Vertical or Horizontal ellipse?

[aisha]

16x^2+9y^2+192y-36y+468=0

Was the original conic i had to conver this into standard form and got

\frac {(x+6)^2} {9} + \frac {(y-2)^2} {16} =1

Im not sure if this is a horizontal or vertical ellipse

[Data]

the center of the ellipse is (-6, 2). If you get x=-6, then what range of values can y take? If you set y = 2 then what range of values can x take?
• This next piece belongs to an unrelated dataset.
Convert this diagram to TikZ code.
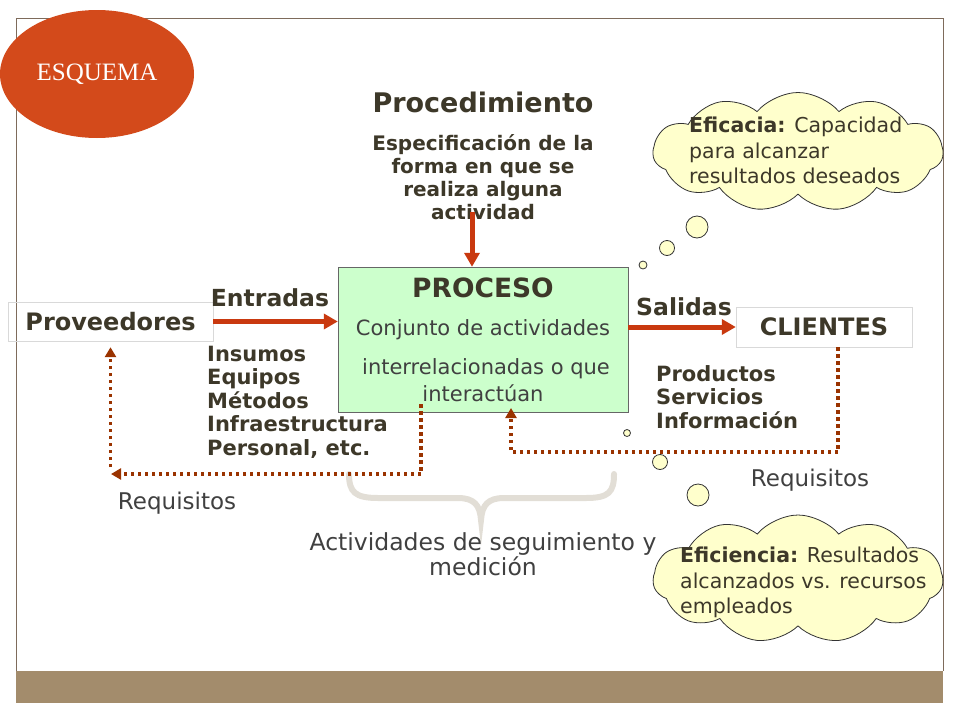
\documentclass[tikz,border=0pt]{standalone}
\usepackage{fontspec}
\setmainfont{DejaVu Sans}
\newfontfamily\esqfont{Liberation Serif}
\usepackage{xcolor}
\usetikzlibrary{arrows.meta,positioning,shapes.geometric,shapes.symbols,calc}

\definecolor{esqred}{HTML}{D34A1B}
\definecolor{arrowred}{HTML}{C9390F}
\definecolor{dotbrown}{HTML}{9A3300}
\definecolor{procgreen}{HTML}{CCFFCC}
\definecolor{cloudyellow}{HTML}{FFFFCC}
\definecolor{txtdark}{HTML}{3D3829}
\definecolor{txtgray}{HTML}{404040}
\definecolor{bracegray}{HTML}{E2DED6}
\definecolor{bandtan}{HTML}{A38C6C}
\definecolor{framebrown}{HTML}{7E6B5B}

\begin{document}
\begin{tikzpicture}[x=1pt, y=-1pt,
    boldtxt/.style={font=\fontsize{21}{23.5}\selectfont\bfseries, text=txtdark, inner sep=0pt, align=left},
    plaintxt/.style={font=\fontsize{21}{24}\selectfont, text=txtgray, inner sep=0pt},
    flowlbl/.style={font=\fontsize{24}{28}\selectfont\bfseries, text=txtdark, inner sep=0pt},
    endbox/.style={draw=black!15, inner sep=0pt, font=\fontsize{24}{28}\selectfont\bfseries, text=txtdark},
    bigarrow/.style={arrowred, line width=5pt, -{Triangle[length=14pt,width=15pt]}},
    fbarrow/.style={dotbrown, line width=3.5pt, dash pattern=on 3.5pt off 3.5pt, -{Triangle[length=10pt,width=11pt]}},
    bubble/.style={circle, draw=black!80, fill=cloudyellow, line width=0.8pt, inner sep=0pt},
    thought/.style={cloud, cloud puffs=11, cloud puff arc=100, cloud ignores aspect, draw=black!80, fill=cloudyellow, line width=0.8pt, inner sep=0pt},
    cloudtxt/.style={font=\fontsize{20.5}{25.5}\selectfont, text=txtdark, inner sep=0pt, align=left, anchor=west}
  ]
    \useasboundingbox (0,0) rectangle (960,720);

    % Slide frame and band
    \draw[framebrown, line width=0.8pt] (16,671) -- (16,18) -- (943,18) -- (943,671);
    \fill[bandtan] (16,671) rectangle (943,703);

    % Title ellipse
    \node[ellipse, fill=esqred, minimum width=194pt, minimum height=128pt, inner sep=0pt,
          font=\esqfont\fontsize{25}{28}\selectfont, text=white] (esquema) at (97,74) {ESQUEMA};

    % Procedimiento
    \node[flowlbl, font=\fontsize{27}{30}\selectfont\bfseries] (proced) at (483,102) {Procedimiento};
    \node[boldtxt, align=center, font=\fontsize{20}{23}\selectfont\bfseries] (espec) at (483,177)
        {Especificación de la\\forma en que se\\realiza alguna\\actividad};

    % Proceso
    \node[draw=black!60, fill=procgreen, minimum width=290pt, minimum height=145pt, inner sep=0pt] (proceso) at (483,339.5) {};
    \node[flowlbl, font=\fontsize{26.5}{30}\selectfont\bfseries] (proctitle) at (483,288) {PROCESO};
    \node[plaintxt] (conj) at (483,330) {Conjunto de actividades};
    \node[plaintxt] (inter) at (486,369) {interrelacionadas o que};
    \node[plaintxt] (interact) at (483,393) {interactúan};

    % Proveedores and clientes
    \node[endbox, minimum width=205pt, minimum height=39pt] (prov) at (110.5,321.5) {Proveedores};
    \node[endbox, minimum width=176pt, minimum height=40pt] (clientes) at (824,327) {CLIENTES};

    % Entradas / salidas
    \node[flowlbl, font=\fontsize{23.5}{28}\selectfont\bfseries] (entradas) at (270,298) {Entradas};
    \node[flowlbl, font=\fontsize{23.5}{28}\selectfont\bfseries] (salidas) at (684,307) {Salidas};
    \node[boldtxt, anchor=west] (insumos) at (207,402) {Insumos\\Equipos\\Métodos\\Infraestructura\\Personal, etc.};
    \node[boldtxt, anchor=west] (productos) at (656,397) {Productos\\Servicios\\Información};

    % Seguimiento
    \draw[bracegray, line width=6pt, line cap=round] (349,474) .. controls (349,492) and (355,498) .. (378,498)
        -- (458,498) .. controls (474,498) and (480,505) .. (481,520)
        .. controls (482,505) and (488,498) .. (504,498) -- (586,498)
        .. controls (609,498) and (614,492) .. (614,474);
    \node[plaintxt, align=center, font=\fontsize{23.5}{25}\selectfont] (activ) at (483,554.5) {Actividades de seguimiento y\\medición};
    \node[plaintxt, font=\fontsize{23}{26}\selectfont] (reqL) at (177,503) {Requisitos};
    \node[plaintxt, font=\fontsize{23}{26}\selectfont] (reqR) at (810,480) {Requisitos};

    % Flow arrows
    \coordinate (pin) at (472,212);
    \draw[bigarrow] (pin) -- (pin |- proceso.north);
    \draw[bigarrow] (prov.east) -- (prov.east -| proceso.west);
    \draw[bigarrow] (proceso.east |- clientes.west) -- (clientes.west);

    % Requisitos feedback
    \coordinate (fbL) at (421,404);
    \coordinate (fbLc) at (111,474);
    \coordinate (fbLup) at (110.5,467);
    \coordinate (fbRin) at (511,408);
    \draw[fbarrow] (fbL) |- (fbLc);
    \draw[fbarrow, shorten >=6pt] (fbLup) -- (prov.south);
    \draw[fbarrow] ([xshift=14pt]clientes.south) -- ++(0,105) -| (fbRin);

    % Thought clouds
    \node[bubble, minimum size=8pt] (b1) at (643,265) {};
    \node[bubble, minimum size=15pt] (b2) at (667,248) {};
    \node[bubble, minimum size=22pt] (b3) at (697,227) {};
    \node[thought, minimum width=290pt, minimum height=119pt] (eficacia) at (798,152) {};
    \node[cloudtxt] (eficaciatxt) at (689,150.5) {\textbf{Eficacia:} Capacidad\\para alcanzar\\resultados deseados};

    \node[bubble, minimum size=7pt] (b4) at (627,433) {};
    \node[bubble, minimum size=15pt] (b5) at (660,462) {};
    \node[bubble, minimum size=22pt] (b6) at (698,495) {};
    \node[thought, minimum width=290pt, minimum height=128pt] (eficiencia) at (798,579) {};
    \node[cloudtxt] (eficienciatxt) at (680,582.5) {\textbf{Eficiencia:} Resultados\\alcanzados vs. recursos\\empleados};
\end{tikzpicture}
\end{document}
Can these facts help you to decide? If you can't see why they can directly, then draw a picture of the ellipse and see if you can tell~

[aisha]

since the denominator of the x is less that the denominator of the y then the equation is in the form

\frac {(x-h)^2} {b^2} + \frac {(y-h)^2} {a^2}

I think if what I said is right then this is a vertical ellipse

a=4 b=3?

[Data]

indeed it is.

[aisha]

Here are the features i got for this conic
Vertical ellipse
Center (-6,2) a=4 b=3
Length of major axis 2a=8
Length of minor axis 2b=6
Vertices (-6,-2) and (-6,6)
Foci=(-6,-3) and (-6,7) where c=5

are all of these correct?
:smile:

[aisha]

The focus is outsie of the ellipse? What is wrong? Is this ok?

[aisha]

(h,-c+k) and (h,c+k) are the foci because this is a vertical ellipse

c=5 and I plugged in the center (-6,2) wats wrong?

[Data]

what's c, and why do you think it's 5?

If you're using it that way, then it should be \sqrt{7} (I made a mistake earlier, by the way... that's why the other post is gone now :wink:)

[aisha]

c= sqrt(a^2+b^2) how is it sqrt7?

[Data]

it's actually

b^2 = a^2 - c^2 \Longrightarrow c^2 = a^2 - b^2 \Longrightarrow c = \sqrt{a^2-b^2}

using your formula, you would always find the focii outside the ellipse.

[aisha]

Thanks soo much I made the same mistake in 3 problems now I rememeber thankssssssss LIFE SAVER!! :smile:

[vitaly]

If the value under y^2 is greater, then it's going to be a vertical ellipse.
If the value under x^2 is greater, then it's going to be horizontal.

You can check by graphing and calculating the lengths of the major and minor axes. That should help you too.